Recommended new structure:

# Multichannel Transcription

## Overview
[What it is, when to use it]

## Prerequisites
[Audio requirements, format specifications]

## Quick Start
[Minimal working example]

## Complete Examples
[Full code examples by language]

## Response Format
[Detailed response structure]

## Performance Considerations
[Timing, cost implications]

## Troubleshooting
[Common issues and solutions]

## Related Features
[Links to speaker diarization, etc.]

5. User Experience Pain Points

Issue: Users can’t easily distinguish between multichannel transcription and speaker diarization. Recommendation: Add comparison table:

Feature	Multichannel	Speaker Diarization
Audio input	Separate channels per speaker	Single channel, multiple speakers
Use case	Phone calls, interviews	Meetings, conversations
Processing time	+25% longer	Standard
Accuracy	Higher (channel separation)	Good (AI-based separation)

Issue: No guidance on testing or validating results.
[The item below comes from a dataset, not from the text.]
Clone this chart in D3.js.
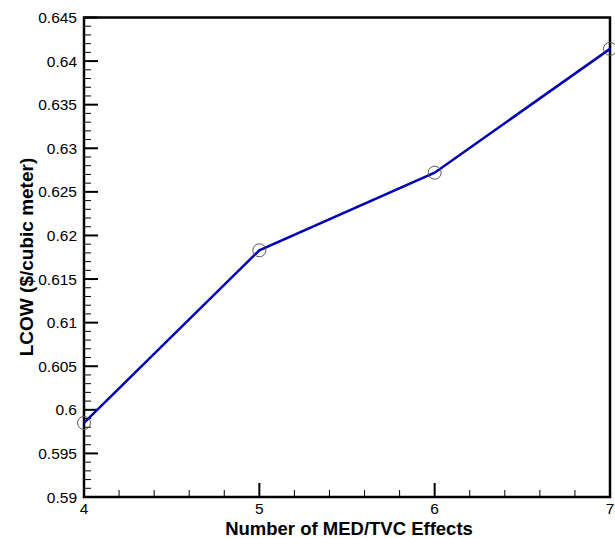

Recommendation: Add validation section:

## Validating Results

1. **Check channel count**: Verify `audio_channels` matches your input
2. **Review speaker distribution**: Ensure utterances are properly distributed across channels
3. **Validate timestamps**: Check for overlapping speech detection

6. Missing Practical Guidance

Recommendation: Add these sections:

## Best Practices
- Ensure speakers are primarily on separate channels
- Test with a short sample first
- Consider audio quality requirements
- Use consistent microphone levels across channels

## Common Issues
- **Mixed channels**: If speakers appear on wrong channels, check your audio routing
- **Empty channels**: Ensure all channels contain audio data
- **Poor separation**: Verify channel isolation in your source audio

## Integration Tips
- Combine with other features (speaker names, custom vocabulary)
- Post-process results for specific formatting needs

7. Code Quality Improvements

Issue: Examples don’t show real-world usage patterns. Recommendation: Add practical example:

def process_interview_recording(audio_file_path):
    """Process a 2-channel interview recording"""
    config = aai.TranscriptionConfig(
        multichannel=True,
        punctuate=True,
        format_text=True
    )

    transcript = aai.Transcriber(config=config).transcribe(audio_file_path)

    if transcript.status == "error":
        raise RuntimeError(f"Transcription failed: {transcript.error}")

    # Separate responses by speaker/channel
    interviewer_responses = []
    interviewee_responses = []

    for utterance in transcript.utterances:
        if utterance.speaker == 1:  # Assume channel 1 is interviewer
            interviewer_responses.append(utterance.text)
        else:  # Channel 2 is interviewee
            interviewee_responses.append(utterance.text)

    return {
        'interviewer': interviewer_responses,
        'interviewee': interviewee_responses,
        'full_transcript': transcript.text
    }

Summary

The current documentation is code-heavy but context-light. Users need more conceptual understanding, clearer use cases, complete response documentation, and practical guidance to effectively implement multichannel transcription. The recommended improvements would transform this from a code reference into comprehensive, user-friendly documentation.